Corn was mixed. Corn is also watching the weather, including a chance for a return to hot, dry conditions across the region later this month. High winds this past weekend might have damaged crops in some areas, which won’t fully show up until next week’s crop report. As of Sunday, 65% of U.S. corn is rated good to excellent, 3% less than last week and 7% under last year. The trade is also waiting to see what the USDA has for final 2021 acreage numbers at the end of the month, along with quarterly grain stocks. Ethanol futures were unchanged. Weekly corn export inspections down on the week, up on the year, with China and Mexico leading the list, and with about two and a half months left, this marketing year is ahead of last marketing year by a wide margin. The uncertainties about Brazil’s second crop are helping U.S. sales, but there’s competition from Ukraine and China’s domestic prices have moved lower, limiting some of their need to import.

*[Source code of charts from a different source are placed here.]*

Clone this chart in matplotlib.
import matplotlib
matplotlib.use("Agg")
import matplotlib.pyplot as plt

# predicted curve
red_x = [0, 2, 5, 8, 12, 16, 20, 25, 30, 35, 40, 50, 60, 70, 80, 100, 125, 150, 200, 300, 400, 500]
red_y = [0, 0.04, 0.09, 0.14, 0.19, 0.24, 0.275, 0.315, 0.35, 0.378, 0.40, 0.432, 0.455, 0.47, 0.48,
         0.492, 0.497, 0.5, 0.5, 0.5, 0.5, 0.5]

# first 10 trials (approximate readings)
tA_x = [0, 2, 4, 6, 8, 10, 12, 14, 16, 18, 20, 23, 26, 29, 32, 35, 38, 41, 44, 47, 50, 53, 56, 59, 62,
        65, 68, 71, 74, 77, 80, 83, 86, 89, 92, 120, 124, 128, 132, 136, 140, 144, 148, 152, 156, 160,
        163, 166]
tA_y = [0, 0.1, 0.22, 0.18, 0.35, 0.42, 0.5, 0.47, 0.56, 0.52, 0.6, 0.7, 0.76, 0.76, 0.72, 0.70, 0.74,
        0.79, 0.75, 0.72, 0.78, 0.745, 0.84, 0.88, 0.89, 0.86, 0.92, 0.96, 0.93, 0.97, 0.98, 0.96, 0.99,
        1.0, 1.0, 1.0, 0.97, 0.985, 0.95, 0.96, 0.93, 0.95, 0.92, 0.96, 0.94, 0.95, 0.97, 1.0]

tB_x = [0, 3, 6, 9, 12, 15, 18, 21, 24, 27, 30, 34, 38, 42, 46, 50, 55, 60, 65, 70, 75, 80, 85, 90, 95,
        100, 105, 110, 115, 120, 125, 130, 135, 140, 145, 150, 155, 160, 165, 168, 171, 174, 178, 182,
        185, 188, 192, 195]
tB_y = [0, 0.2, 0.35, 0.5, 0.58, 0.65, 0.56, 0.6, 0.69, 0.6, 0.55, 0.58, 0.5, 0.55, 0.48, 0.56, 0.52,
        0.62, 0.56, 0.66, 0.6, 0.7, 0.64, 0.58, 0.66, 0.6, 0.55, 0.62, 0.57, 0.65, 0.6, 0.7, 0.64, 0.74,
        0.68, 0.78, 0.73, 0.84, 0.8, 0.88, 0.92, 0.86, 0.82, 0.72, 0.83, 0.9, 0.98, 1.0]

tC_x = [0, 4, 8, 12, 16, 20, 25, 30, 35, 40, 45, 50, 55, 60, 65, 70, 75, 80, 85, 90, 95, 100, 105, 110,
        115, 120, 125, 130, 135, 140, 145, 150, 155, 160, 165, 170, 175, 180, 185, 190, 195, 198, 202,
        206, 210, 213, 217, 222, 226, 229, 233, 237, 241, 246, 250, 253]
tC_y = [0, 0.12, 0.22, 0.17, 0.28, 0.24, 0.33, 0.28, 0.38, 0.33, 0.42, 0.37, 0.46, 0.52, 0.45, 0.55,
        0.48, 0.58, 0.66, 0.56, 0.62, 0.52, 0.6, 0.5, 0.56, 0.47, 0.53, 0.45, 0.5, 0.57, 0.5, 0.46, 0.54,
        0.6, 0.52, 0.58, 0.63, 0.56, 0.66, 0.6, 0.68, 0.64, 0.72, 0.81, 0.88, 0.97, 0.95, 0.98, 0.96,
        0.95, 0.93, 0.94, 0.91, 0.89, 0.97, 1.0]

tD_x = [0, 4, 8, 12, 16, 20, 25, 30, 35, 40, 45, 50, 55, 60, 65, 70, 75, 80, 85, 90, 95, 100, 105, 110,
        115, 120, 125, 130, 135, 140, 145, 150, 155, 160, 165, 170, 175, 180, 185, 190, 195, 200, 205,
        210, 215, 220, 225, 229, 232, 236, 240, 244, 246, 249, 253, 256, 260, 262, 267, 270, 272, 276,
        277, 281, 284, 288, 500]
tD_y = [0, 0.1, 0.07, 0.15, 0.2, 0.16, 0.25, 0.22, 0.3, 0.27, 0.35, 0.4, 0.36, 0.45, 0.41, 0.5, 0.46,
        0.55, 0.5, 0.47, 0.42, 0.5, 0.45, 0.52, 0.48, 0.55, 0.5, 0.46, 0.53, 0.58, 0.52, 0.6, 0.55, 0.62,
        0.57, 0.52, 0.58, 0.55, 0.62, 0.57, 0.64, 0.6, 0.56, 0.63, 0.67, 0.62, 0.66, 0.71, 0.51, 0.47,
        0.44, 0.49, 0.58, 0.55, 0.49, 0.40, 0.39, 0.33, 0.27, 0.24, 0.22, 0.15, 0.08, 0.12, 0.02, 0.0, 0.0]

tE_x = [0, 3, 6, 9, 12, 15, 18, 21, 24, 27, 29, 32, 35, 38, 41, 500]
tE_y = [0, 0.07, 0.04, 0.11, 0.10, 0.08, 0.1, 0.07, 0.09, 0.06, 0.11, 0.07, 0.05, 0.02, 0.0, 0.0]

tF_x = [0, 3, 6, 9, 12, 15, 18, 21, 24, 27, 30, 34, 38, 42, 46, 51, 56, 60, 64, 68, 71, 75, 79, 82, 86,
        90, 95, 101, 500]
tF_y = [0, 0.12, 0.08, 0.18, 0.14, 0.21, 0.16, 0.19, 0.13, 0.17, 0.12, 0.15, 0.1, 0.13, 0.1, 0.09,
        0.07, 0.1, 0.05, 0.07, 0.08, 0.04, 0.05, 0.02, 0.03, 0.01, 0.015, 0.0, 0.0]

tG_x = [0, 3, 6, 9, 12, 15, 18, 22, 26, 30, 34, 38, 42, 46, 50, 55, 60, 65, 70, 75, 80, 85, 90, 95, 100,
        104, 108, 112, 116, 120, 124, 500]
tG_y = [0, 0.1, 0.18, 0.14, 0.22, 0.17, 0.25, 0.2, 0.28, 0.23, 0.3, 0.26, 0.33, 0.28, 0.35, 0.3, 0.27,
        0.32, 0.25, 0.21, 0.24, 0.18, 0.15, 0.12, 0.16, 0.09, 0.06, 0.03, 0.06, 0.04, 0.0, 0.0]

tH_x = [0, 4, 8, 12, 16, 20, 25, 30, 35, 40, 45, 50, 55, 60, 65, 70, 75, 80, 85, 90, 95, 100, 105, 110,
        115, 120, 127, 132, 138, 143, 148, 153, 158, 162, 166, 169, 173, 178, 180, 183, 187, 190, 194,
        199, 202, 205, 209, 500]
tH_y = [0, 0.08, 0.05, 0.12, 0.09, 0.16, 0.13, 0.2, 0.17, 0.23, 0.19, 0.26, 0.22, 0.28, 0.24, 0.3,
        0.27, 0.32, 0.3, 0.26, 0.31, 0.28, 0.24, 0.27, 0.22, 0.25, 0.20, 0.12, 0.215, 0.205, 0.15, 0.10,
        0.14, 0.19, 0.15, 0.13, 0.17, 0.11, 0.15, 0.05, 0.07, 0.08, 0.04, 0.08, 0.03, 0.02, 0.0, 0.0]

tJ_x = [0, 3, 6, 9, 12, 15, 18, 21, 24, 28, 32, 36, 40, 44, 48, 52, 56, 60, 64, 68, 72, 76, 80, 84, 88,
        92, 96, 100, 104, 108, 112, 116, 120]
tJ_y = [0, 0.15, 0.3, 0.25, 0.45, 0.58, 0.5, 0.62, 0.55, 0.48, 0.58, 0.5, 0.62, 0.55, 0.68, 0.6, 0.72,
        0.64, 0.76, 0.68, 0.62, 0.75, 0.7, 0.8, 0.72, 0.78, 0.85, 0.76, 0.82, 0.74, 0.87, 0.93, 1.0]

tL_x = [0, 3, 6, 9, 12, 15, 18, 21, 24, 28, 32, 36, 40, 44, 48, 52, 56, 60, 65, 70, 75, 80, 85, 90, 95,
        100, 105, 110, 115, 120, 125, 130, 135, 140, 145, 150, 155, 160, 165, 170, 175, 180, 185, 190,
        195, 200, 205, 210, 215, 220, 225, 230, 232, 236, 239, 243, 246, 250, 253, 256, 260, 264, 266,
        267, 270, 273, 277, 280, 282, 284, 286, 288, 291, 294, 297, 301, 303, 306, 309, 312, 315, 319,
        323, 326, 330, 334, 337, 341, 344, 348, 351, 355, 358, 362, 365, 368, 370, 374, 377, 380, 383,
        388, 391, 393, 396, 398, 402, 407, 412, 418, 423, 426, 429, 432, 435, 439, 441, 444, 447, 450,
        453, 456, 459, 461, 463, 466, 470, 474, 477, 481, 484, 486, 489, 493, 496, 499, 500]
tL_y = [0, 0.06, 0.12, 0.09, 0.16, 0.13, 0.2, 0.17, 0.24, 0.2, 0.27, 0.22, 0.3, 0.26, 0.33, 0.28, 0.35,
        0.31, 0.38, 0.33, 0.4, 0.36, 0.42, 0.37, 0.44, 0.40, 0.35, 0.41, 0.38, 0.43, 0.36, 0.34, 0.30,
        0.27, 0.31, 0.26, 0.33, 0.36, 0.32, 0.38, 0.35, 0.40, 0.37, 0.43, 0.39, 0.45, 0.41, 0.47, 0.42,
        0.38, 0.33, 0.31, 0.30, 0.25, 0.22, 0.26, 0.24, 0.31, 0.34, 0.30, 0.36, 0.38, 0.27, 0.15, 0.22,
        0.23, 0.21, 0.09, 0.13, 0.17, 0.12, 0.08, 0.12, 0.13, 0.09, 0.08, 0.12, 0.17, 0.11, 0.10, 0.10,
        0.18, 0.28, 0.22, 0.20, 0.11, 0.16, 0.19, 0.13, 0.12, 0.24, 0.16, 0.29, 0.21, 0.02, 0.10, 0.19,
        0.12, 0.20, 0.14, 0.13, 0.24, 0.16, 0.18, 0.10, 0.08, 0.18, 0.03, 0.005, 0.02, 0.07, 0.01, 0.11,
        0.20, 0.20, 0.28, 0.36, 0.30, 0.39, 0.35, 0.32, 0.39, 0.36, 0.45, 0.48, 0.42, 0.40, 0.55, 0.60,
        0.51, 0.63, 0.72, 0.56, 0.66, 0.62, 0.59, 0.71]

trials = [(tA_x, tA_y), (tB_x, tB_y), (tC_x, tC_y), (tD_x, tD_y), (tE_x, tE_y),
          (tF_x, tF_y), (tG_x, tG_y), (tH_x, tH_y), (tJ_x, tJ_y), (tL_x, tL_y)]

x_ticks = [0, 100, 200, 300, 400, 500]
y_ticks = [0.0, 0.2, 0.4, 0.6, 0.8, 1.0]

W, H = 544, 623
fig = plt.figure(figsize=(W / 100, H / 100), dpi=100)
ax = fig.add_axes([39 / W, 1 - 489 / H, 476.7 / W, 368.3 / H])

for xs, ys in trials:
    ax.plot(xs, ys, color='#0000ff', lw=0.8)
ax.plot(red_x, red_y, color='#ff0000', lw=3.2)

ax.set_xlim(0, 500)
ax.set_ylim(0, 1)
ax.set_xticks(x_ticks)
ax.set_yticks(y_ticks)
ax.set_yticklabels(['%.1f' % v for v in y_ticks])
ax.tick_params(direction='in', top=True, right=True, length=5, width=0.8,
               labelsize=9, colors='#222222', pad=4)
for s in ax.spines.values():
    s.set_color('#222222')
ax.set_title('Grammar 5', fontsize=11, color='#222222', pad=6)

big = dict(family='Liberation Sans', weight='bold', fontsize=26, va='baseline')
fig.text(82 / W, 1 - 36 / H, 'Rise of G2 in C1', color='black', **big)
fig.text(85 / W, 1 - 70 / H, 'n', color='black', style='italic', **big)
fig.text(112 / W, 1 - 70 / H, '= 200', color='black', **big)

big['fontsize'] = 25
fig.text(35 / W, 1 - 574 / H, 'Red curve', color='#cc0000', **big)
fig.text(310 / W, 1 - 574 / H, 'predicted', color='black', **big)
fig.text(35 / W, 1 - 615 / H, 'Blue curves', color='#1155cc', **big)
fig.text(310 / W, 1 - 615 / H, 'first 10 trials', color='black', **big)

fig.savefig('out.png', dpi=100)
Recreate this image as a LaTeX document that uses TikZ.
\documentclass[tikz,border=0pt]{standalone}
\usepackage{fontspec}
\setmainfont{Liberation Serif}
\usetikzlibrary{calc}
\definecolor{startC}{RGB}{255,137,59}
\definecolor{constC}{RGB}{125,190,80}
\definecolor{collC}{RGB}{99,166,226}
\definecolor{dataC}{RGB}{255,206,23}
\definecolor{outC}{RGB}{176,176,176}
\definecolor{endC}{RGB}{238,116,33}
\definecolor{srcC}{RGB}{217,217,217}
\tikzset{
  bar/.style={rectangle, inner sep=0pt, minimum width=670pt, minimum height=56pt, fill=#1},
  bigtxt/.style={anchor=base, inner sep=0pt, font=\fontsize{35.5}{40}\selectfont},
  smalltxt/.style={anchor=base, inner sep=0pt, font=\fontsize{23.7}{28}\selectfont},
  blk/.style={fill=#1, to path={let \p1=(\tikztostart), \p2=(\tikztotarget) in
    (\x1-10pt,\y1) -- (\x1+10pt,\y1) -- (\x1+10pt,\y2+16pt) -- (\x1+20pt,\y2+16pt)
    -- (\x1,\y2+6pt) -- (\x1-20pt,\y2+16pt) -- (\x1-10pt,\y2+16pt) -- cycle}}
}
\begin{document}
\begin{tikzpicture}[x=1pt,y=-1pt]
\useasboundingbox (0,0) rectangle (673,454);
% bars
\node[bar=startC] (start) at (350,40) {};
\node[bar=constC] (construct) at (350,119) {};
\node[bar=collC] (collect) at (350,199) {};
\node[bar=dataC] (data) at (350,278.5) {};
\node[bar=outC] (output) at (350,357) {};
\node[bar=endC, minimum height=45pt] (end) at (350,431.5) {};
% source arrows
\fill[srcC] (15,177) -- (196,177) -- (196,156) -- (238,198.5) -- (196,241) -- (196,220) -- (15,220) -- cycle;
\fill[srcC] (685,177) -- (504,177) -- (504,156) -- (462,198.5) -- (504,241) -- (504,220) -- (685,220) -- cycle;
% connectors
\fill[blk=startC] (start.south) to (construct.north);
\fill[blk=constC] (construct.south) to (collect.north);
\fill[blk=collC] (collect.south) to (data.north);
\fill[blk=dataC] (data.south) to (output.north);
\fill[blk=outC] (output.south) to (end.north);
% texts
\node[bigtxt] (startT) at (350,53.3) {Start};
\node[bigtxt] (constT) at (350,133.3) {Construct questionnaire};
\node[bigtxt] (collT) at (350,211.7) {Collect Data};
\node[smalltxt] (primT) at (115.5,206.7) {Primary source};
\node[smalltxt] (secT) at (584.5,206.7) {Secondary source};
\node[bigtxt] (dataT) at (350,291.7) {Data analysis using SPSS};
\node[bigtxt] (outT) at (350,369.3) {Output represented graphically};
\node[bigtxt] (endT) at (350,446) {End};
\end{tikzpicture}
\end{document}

The wheat complex was mixed. Winter wheat harvest activity is ongoing but with delays in some areas due to rain. For winter wheat, 49% of the crop is called good to excellent, 1% higher than a week ago, but 3% lower than a year ago, with 96% of the crop headed, in-line with the usual rate, and 17% harvested, compared to 26% on average. While parts of the spring wheat region did get rain recently, longer-term forecasts are generally dry. For spring wheat, 27% of the crop is in good to excellent shape, a drop of 10% from the previous week and 48% under this time last year, with 27% of the crop headed, compared to 18% normally in mid-to-late June. Parts of Russia’s spring wheat region also need rain, but aside from that, global crop conditions mostly look good. The USDA’s next set of world production estimates is out on the supply and demand report July 12th. Just over two weeks into the 2021/22 marketing year, wheat export inspections are moving out slower than last marketing year. The Philippines and Mexico led the list of weekly recipients.